DATA PROVIDED:
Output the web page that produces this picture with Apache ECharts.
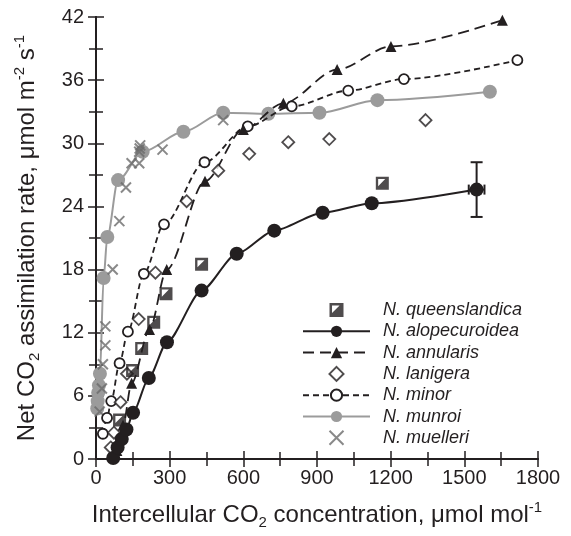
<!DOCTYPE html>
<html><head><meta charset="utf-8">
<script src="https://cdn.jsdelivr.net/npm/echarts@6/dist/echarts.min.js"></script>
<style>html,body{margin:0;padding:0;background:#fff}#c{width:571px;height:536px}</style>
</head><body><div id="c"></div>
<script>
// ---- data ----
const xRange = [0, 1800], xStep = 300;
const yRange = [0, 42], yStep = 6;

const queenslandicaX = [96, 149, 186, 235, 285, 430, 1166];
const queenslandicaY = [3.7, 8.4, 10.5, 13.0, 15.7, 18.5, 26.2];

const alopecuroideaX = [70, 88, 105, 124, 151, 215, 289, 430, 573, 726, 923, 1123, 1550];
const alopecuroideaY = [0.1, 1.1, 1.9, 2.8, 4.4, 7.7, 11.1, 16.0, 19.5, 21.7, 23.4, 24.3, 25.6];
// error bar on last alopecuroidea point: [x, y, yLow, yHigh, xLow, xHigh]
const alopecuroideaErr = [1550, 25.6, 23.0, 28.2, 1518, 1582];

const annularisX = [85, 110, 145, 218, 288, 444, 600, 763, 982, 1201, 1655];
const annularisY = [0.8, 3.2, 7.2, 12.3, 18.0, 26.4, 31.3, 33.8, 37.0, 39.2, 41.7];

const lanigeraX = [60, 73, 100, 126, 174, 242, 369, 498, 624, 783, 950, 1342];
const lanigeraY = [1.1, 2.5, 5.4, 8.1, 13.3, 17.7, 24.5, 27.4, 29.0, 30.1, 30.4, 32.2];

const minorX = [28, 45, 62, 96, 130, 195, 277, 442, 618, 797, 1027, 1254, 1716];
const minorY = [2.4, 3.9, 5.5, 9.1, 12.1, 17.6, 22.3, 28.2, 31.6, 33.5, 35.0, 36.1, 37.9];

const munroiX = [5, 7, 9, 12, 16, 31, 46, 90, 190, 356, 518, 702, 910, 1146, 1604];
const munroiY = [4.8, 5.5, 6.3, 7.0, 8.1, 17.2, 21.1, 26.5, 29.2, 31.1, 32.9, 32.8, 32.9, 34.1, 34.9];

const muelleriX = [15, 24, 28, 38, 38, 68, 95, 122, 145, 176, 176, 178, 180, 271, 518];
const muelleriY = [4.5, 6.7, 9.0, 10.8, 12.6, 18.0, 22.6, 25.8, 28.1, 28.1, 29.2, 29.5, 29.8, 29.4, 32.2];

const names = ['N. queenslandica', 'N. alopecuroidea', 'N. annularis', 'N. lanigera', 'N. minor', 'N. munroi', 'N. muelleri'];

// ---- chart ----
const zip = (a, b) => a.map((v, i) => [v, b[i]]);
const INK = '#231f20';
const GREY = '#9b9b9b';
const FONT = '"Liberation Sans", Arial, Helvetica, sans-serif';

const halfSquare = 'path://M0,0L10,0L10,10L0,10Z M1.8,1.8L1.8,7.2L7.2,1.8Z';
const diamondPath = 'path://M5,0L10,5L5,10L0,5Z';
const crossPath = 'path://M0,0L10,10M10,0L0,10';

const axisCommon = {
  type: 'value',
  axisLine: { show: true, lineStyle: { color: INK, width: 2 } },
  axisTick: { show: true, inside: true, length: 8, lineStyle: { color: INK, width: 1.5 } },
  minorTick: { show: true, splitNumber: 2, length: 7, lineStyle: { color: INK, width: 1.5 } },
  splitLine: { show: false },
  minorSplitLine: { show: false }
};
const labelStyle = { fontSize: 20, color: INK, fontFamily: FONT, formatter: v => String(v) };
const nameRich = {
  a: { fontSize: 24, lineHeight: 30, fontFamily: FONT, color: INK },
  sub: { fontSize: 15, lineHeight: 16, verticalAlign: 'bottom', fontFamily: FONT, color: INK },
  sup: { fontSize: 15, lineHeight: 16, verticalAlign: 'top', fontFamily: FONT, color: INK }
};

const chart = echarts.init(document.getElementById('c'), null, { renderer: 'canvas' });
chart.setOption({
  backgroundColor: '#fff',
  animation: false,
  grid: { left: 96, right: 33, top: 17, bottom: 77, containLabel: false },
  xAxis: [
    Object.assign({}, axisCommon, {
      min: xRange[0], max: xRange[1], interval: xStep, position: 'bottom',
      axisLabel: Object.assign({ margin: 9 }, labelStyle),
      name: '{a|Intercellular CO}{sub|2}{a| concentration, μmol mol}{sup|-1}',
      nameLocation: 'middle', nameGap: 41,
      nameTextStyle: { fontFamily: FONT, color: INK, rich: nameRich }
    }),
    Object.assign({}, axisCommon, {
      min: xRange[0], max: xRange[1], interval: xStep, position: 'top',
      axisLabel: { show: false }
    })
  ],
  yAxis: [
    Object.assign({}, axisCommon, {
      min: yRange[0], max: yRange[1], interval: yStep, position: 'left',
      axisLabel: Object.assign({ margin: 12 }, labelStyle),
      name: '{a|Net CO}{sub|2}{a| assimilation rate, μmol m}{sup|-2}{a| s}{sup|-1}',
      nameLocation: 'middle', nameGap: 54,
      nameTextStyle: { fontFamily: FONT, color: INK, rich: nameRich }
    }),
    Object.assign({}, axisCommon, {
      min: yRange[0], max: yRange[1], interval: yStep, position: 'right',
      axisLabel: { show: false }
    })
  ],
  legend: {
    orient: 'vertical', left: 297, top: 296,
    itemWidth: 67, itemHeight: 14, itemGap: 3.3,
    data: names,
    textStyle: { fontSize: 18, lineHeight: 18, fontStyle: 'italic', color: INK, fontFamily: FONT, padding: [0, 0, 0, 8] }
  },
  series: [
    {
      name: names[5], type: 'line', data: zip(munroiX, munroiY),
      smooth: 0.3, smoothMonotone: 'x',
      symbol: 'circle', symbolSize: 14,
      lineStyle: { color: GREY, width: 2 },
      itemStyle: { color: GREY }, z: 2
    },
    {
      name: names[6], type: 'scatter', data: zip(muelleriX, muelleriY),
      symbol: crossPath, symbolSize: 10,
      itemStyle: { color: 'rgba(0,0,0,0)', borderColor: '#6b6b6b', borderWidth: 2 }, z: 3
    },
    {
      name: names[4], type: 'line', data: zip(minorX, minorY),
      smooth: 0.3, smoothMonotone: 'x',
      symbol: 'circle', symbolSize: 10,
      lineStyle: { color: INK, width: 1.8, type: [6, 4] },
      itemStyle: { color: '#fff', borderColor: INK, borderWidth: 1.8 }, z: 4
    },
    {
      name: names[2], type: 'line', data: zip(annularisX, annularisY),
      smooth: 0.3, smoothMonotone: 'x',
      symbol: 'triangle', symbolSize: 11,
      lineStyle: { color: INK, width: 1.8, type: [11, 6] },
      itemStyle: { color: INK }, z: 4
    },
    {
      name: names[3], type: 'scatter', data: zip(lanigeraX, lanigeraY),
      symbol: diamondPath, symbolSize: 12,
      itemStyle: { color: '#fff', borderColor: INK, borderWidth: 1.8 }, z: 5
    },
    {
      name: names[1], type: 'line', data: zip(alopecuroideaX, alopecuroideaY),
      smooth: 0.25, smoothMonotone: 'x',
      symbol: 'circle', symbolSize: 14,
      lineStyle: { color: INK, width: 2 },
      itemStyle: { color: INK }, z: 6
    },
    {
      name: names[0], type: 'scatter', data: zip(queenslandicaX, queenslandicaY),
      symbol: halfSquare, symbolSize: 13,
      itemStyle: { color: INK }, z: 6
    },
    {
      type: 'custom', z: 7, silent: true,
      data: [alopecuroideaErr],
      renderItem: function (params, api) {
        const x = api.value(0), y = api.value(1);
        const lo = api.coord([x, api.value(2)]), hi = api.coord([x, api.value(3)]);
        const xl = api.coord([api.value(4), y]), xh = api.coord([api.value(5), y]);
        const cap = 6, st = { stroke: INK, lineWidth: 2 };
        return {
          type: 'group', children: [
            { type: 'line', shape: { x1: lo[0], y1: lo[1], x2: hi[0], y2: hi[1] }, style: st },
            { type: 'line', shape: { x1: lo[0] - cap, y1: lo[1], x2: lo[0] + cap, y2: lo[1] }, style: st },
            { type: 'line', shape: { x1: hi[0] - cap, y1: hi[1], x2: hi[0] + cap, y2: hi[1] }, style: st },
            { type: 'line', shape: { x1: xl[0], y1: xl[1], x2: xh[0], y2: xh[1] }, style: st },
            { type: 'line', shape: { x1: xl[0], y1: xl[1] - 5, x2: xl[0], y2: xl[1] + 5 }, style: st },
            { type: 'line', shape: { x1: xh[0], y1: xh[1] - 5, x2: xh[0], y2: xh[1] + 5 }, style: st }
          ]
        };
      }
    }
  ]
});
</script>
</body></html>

DESCRIPTION OF THE TASK:
Only the lines from the start of the material through the line containing "const crossPath = 'path://M0,0L10,10M10,0L0,10';" should be transcribed. Pictures stay out.

EXPECTED ANSWER:
Output the web page that produces this picture with Apache ECharts.
<!DOCTYPE html>
<html><head><meta charset="utf-8">
<script src="https://cdn.jsdelivr.net/npm/echarts@6/dist/echarts.min.js"></script>
<style>html,body{margin:0;padding:0;background:#fff}#c{width:571px;height:536px}</style>
</head><body><div id="c"></div>
<script>
// ---- data ----
const xRange = [0, 1800], xStep = 300;
const yRange = [0, 42], yStep = 6;

const queenslandicaX = [96, 149, 186, 235, 285, 430, 1166];
const queenslandicaY = [3.7, 8.4, 10.5, 13.0, 15.7, 18.5, 26.2];

const alopecuroideaX = [70, 88, 105, 124, 151, 215, 289, 430, 573, 726, 923, 1123, 1550];
const alopecuroideaY = [0.1, 1.1, 1.9, 2.8, 4.4, 7.7, 11.1, 16.0, 19.5, 21.7, 23.4, 24.3, 25.6];
// error bar on last alopecuroidea point: [x, y, yLow, yHigh, xLow, xHigh]
const alopecuroideaErr = [1550, 25.6, 23.0, 28.2, 1518, 1582];

const annularisX = [85, 110, 145, 218, 288, 444, 600, 763, 982, 1201, 1655];
const annularisY = [0.8, 3.2, 7.2, 12.3, 18.0, 26.4, 31.3, 33.8, 37.0, 39.2, 41.7];

const lanigeraX = [60, 73, 100, 126, 174, 242, 369, 498, 624, 783, 950, 1342];
const lanigeraY = [1.1, 2.5, 5.4, 8.1, 13.3, 17.7, 24.5, 27.4, 29.0, 30.1, 30.4, 32.2];

const minorX = [28, 45, 62, 96, 130, 195, 277, 442, 618, 797, 1027, 1254, 1716];
const minorY = [2.4, 3.9, 5.5, 9.1, 12.1, 17.6, 22.3, 28.2, 31.6, 33.5, 35.0, 36.1, 37.9];

const munroiX = [5, 7, 9, 12, 16, 31, 46, 90, 190, 356, 518, 702, 910, 1146, 1604];
const munroiY = [4.8, 5.5, 6.3, 7.0, 8.1, 17.2, 21.1, 26.5, 29.2, 31.1, 32.9, 32.8, 32.9, 34.1, 34.9];

const muelleriX = [15, 24, 28, 38, 38, 68, 95, 122, 145, 176, 176, 178, 180, 271, 518];
const muelleriY = [4.5, 6.7, 9.0, 10.8, 12.6, 18.0, 22.6, 25.8, 28.1, 28.1, 29.2, 29.5, 29.8, 29.4, 32.2];

const names = ['N. queenslandica', 'N. alopecuroidea', 'N. annularis', 'N. lanigera', 'N. minor', 'N. munroi', 'N. muelleri'];

// ---- chart ----
const zip = (a, b) => a.map((v, i) => [v, b[i]]);
const INK = '#231f20';
const GREY = '#9b9b9b';
const FONT = '"Liberation Sans", Arial, Helvetica, sans-serif';

const halfSquare = 'path://M0,0L10,0L10,10L0,10Z M1.8,1.8L1.8,7.2L7.2,1.8Z';
const diamondPath = 'path://M5,0L10,5L5,10L0,5Z';
const crossPath = 'path://M0,0L10,10M10,0L0,10';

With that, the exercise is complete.